▶ _What the task asks_: Write the data out again exactly, with no pictures.

▶ _Data provided_:
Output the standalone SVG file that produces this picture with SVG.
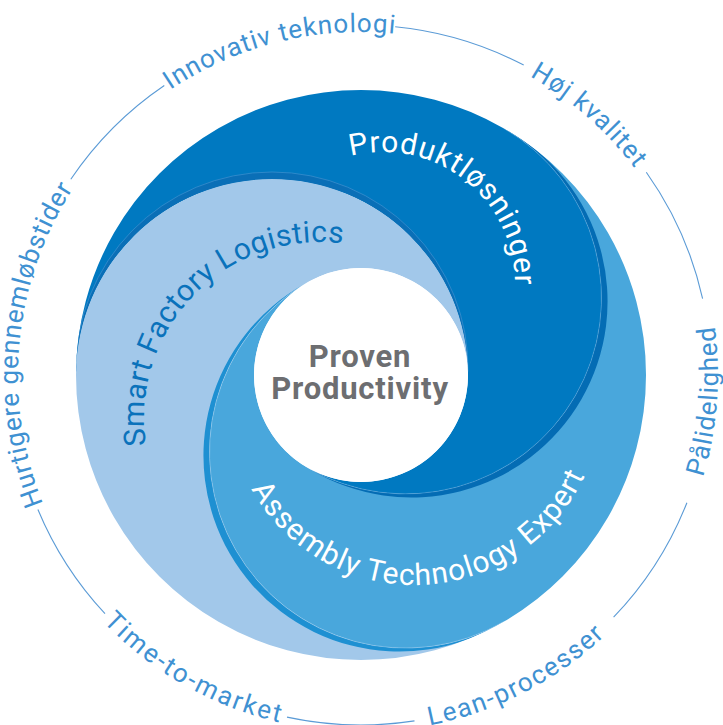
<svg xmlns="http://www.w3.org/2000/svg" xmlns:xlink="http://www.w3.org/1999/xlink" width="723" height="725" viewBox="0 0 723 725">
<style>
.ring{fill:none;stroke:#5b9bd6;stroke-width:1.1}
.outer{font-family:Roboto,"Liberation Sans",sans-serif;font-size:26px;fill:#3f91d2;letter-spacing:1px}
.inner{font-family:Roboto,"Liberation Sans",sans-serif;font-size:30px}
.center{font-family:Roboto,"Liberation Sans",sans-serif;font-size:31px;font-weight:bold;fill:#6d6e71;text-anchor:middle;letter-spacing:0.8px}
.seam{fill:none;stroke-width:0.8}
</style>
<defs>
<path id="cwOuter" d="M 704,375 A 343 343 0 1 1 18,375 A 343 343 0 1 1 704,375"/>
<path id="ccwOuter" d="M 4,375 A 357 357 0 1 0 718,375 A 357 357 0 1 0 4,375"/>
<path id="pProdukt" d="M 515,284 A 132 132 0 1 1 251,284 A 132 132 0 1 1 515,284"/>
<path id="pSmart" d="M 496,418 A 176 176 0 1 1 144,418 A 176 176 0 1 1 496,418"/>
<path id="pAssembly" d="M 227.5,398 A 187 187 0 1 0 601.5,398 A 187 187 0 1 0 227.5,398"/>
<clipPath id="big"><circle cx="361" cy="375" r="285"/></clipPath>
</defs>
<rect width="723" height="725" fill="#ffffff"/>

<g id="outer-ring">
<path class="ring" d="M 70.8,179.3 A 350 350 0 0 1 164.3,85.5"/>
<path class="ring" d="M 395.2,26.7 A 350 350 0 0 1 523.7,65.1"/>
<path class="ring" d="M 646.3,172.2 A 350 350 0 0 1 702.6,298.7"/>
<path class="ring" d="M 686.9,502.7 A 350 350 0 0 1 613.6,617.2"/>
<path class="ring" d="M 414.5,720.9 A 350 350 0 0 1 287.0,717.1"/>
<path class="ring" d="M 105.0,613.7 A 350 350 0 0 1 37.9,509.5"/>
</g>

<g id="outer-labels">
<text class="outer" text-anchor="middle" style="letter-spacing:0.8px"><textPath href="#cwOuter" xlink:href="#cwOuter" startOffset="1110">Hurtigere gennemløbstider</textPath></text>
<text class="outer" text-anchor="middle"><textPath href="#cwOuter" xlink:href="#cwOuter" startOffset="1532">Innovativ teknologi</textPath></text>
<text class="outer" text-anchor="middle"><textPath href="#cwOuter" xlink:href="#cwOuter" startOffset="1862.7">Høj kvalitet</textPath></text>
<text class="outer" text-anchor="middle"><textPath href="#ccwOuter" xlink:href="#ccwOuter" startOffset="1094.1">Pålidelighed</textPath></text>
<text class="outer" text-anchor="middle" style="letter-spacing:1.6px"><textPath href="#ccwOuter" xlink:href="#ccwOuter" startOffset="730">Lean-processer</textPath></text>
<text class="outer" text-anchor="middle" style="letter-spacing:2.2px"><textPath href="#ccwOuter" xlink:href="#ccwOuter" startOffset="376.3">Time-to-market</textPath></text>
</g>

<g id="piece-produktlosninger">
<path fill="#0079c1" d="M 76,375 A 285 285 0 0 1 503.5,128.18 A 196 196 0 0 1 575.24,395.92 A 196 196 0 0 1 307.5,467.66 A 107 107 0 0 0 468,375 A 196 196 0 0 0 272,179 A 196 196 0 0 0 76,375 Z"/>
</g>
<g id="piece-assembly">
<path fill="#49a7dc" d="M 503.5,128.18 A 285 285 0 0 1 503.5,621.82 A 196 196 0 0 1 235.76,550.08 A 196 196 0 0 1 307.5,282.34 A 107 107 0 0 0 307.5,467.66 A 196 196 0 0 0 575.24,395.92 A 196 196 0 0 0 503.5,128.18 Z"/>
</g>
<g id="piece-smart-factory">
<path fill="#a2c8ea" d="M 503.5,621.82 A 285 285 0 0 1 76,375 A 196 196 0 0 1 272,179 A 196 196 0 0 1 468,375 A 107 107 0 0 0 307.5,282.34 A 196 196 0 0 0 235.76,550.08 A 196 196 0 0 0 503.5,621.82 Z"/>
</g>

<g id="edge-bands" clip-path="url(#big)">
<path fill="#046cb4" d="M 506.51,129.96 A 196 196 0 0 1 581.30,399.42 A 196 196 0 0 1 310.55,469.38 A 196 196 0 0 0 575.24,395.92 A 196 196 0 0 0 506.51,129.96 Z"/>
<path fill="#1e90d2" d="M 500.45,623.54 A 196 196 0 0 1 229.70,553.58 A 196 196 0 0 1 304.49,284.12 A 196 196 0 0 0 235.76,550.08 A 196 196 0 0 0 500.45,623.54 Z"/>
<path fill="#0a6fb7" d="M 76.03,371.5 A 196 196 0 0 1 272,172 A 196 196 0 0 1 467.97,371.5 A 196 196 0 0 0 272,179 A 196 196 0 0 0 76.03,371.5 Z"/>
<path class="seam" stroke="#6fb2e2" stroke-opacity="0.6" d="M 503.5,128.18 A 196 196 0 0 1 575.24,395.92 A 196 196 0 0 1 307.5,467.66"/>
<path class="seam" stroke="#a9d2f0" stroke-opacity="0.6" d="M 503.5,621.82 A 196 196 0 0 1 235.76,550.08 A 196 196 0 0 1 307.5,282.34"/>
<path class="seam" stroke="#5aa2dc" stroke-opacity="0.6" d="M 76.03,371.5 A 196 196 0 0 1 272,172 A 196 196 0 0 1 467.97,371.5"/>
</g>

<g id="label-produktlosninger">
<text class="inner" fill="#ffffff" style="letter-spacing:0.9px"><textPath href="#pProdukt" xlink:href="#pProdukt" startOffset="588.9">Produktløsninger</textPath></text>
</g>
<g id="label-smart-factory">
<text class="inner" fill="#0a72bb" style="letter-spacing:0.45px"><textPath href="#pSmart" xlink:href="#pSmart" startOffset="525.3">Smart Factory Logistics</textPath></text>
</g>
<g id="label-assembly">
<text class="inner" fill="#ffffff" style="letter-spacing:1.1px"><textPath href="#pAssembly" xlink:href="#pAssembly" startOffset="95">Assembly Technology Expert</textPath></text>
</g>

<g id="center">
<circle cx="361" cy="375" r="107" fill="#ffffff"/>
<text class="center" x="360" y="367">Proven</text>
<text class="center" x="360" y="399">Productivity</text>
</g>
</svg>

▶ _Answer below_:
Output the standalone SVG file that produces this picture with SVG.
<svg xmlns="http://www.w3.org/2000/svg" xmlns:xlink="http://www.w3.org/1999/xlink" width="723" height="725" viewBox="0 0 723 725">
<style>
.ring{fill:none;stroke:#5b9bd6;stroke-width:1.1}
.outer{font-family:Roboto,"Liberation Sans",sans-serif;font-size:26px;fill:#3f91d2;letter-spacing:1px}
.inner{font-family:Roboto,"Liberation Sans",sans-serif;font-size:30px}
.center{font-family:Roboto,"Liberation Sans",sans-serif;font-size:31px;font-weight:bold;fill:#6d6e71;text-anchor:middle;letter-spacing:0.8px}
.seam{fill:none;stroke-width:0.8}
</style>
<defs>
<path id="cwOuter" d="M 704,375 A 343 343 0 1 1 18,375 A 343 343 0 1 1 704,375"/>
<path id="ccwOuter" d="M 4,375 A 357 357 0 1 0 718,375 A 357 357 0 1 0 4,375"/>
<path id="pProdukt" d="M 515,284 A 132 132 0 1 1 251,284 A 132 132 0 1 1 515,284"/>
<path id="pSmart" d="M 496,418 A 176 176 0 1 1 144,418 A 176 176 0 1 1 496,418"/>
<path id="pAssembly" d="M 227.5,398 A 187 187 0 1 0 601.5,398 A 187 187 0 1 0 227.5,398"/>
<clipPath id="big"><circle cx="361" cy="375" r="285"/></clipPath>
</defs>
<rect width="723" height="725" fill="#ffffff"/>

<g id="outer-ring">
<path class="ring" d="M 70.8,179.3 A 350 350 0 0 1 164.3,85.5"/>
<path class="ring" d="M 395.2,26.7 A 350 350 0 0 1 523.7,65.1"/>
<path class="ring" d="M 646.3,172.2 A 350 350 0 0 1 702.6,298.7"/>
<path class="ring" d="M 686.9,502.7 A 350 350 0 0 1 613.6,617.2"/>
<path class="ring" d="M 414.5,720.9 A 350 350 0 0 1 287.0,717.1"/>
<path class="ring" d="M 105.0,613.7 A 350 350 0 0 1 37.9,509.5"/>
</g>

<g id="outer-labels">
<text class="outer" text-anchor="middle" style="letter-spacing:0.8px"><textPath href="#cwOuter" xlink:href="#cwOuter" startOffset="1110">Hurtigere gennemløbstider</textPath></text>
<text class="outer" text-anchor="middle"><textPath href="#cwOuter" xlink:href="#cwOuter" startOffset="1532">Innovativ teknologi</textPath></text>
<text class="outer" text-anchor="middle"><textPath href="#cwOuter" xlink:href="#cwOuter" startOffset="1862.7">Høj kvalitet</textPath></text>
<text class="outer" text-anchor="middle"><textPath href="#ccwOuter" xlink:href="#ccwOuter" startOffset="1094.1">Pålidelighed</textPath></text>
<text class="outer" text-anchor="middle" style="letter-spacing:1.6px"><textPath href="#ccwOuter" xlink:href="#ccwOuter" startOffset="730">Lean-processer</textPath></text>
<text class="outer" text-anchor="middle" style="letter-spacing:2.2px"><textPath href="#ccwOuter" xlink:href="#ccwOuter" startOffset="376.3">Time-to-market</textPath></text>
</g>

<g id="piece-produktlosninger">
<path fill="#0079c1" d="M 76,375 A 285 285 0 0 1 503.5,128.18 A 196 196 0 0 1 575.24,395.92 A 196 196 0 0 1 307.5,467.66 A 107 107 0 0 0 468,375 A 196 196 0 0 0 272,179 A 196 196 0 0 0 76,375 Z"/>
</g>
<g id="piece-assembly">
<path fill="#49a7dc" d="M 503.5,128.18 A 285 285 0 0 1 503.5,621.82 A 196 196 0 0 1 235.76,550.08 A 196 196 0 0 1 307.5,282.34 A 107 107 0 0 0 307.5,467.66 A 196 196 0 0 0 575.24,395.92 A 196 196 0 0 0 503.5,128.18 Z"/>
</g>
<g id="piece-smart-factory">
<path fill="#a2c8ea" d="M 503.5,621.82 A 285 285 0 0 1 76,375 A 196 196 0 0 1 272,179 A 196 196 0 0 1 468,375 A 107 107 0 0 0 307.5,282.34 A 196 196 0 0 0 235.76,550.08 A 196 196 0 0 0 503.5,621.82 Z"/>
</g>

<g id="edge-bands" clip-path="url(#big)">
<path fill="#046cb4" d="M 506.51,129.96 A 196 196 0 0 1 581.30,399.42 A 196 196 0 0 1 310.55,469.38 A 196 196 0 0 0 575.24,395.92 A 196 196 0 0 0 506.51,129.96 Z"/>
<path fill="#1e90d2" d="M 500.45,623.54 A 196 196 0 0 1 229.70,553.58 A 196 196 0 0 1 304.49,284.12 A 196 196 0 0 0 235.76,550.08 A 196 196 0 0 0 500.45,623.54 Z"/>
<path fill="#0a6fb7" d="M 76.03,371.5 A 196 196 0 0 1 272,172 A 196 196 0 0 1 467.97,371.5 A 196 196 0 0 0 272,179 A 196 196 0 0 0 76.03,371.5 Z"/>
<path class="seam" stroke="#6fb2e2" stroke-opacity="0.6" d="M 503.5,128.18 A 196 196 0 0 1 575.24,395.92 A 196 196 0 0 1 307.5,467.66"/>
<path class="seam" stroke="#a9d2f0" stroke-opacity="0.6" d="M 503.5,621.82 A 196 196 0 0 1 235.76,550.08 A 196 196 0 0 1 307.5,282.34"/>
<path class="seam" stroke="#5aa2dc" stroke-opacity="0.6" d="M 76.03,371.5 A 196 196 0 0 1 272,172 A 196 196 0 0 1 467.97,371.5"/>
</g>

<g id="label-produktlosninger">
<text class="inner" fill="#ffffff" style="letter-spacing:0.9px"><textPath href="#pProdukt" xlink:href="#pProdukt" startOffset="588.9">Produktløsninger</textPath></text>
</g>
<g id="label-smart-factory">
<text class="inner" fill="#0a72bb" style="letter-spacing:0.45px"><textPath href="#pSmart" xlink:href="#pSmart" startOffset="525.3">Smart Factory Logistics</textPath></text>
</g>
<g id="label-assembly">
<text class="inner" fill="#ffffff" style="letter-spacing:1.1px"><textPath href="#pAssembly" xlink:href="#pAssembly" startOffset="95">Assembly Technology Expert</textPath></text>
</g>

<g id="center">
<circle cx="361" cy="375" r="107" fill="#ffffff"/>
<text class="center" x="360" y="367">Proven</text>
<text class="center" x="360" y="399">Productivity</text>
</g>
</svg>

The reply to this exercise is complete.